Amid the ongoing controversy over parallel drug imports in the US, and the prospect of the forthcoming Prescription Market Access and Drug Safety Act, a UK-based industry expert has outlined current threats posed by parallel imports. The country is a lucrative market for firms involved in the trade, as prescription drug prices are frequently well above those in other EU member states.

Nevertheless, in testimony given by anticounterfeiting consultant Graham Satchwell to a US Senate committee, it was claimed that the UK's Medicines and Healthcare products Regulatory Agency (MHRA) is finally beginning to acknowledge the safety threat posed by parallel imports. Despite this encouraging sign, the agency is quoted as stating that verifying parallel drug vendors' credentials is "not our duty," and it was noted that enforcement of such credentials inside the European Union (EU) is "sloppy." Existing regulations oblige UK importers to verify that their clients are licensed within the country of the drugs' origin, although there is no single EU agency responsible for their enforcement.

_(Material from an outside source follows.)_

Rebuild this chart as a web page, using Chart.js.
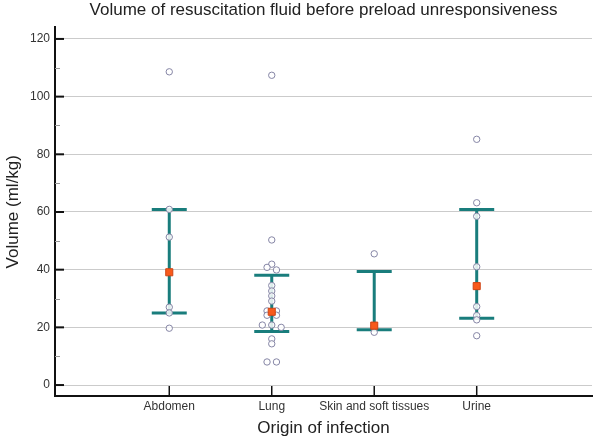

Apart from problems over inadequate or even misleading patient information included with packets of imported drugs, quality fears are paramount in most assessments of parallel imports. A recent UK survey of 300 parallel import drugs identified 25% as "unsafe," with 50 percent failing on other quality grounds. Over 80 percent failed to satisfy inspectors on the basis that the products violated patents.

Generally, the testimony acknowledged that while UK and EU regulations are adequate, practical enforcement is inadequate. Repackaging drugs for export purposes presents a tempting opportunity for counterfeiters, and European regulators simply do not have the capacity to regulate the entire production chain or even order an effective product recall.

Indeed, the MHRA reports that its resources were insufficient to properly manage a tenfold increase in parallel import license applications since 1995, to roughly 30,000. Those supporting Satchwell's claims are likely to agree that any such under-resourcing and bureaucratic deadlock in the US could pose deadly risks to consumers.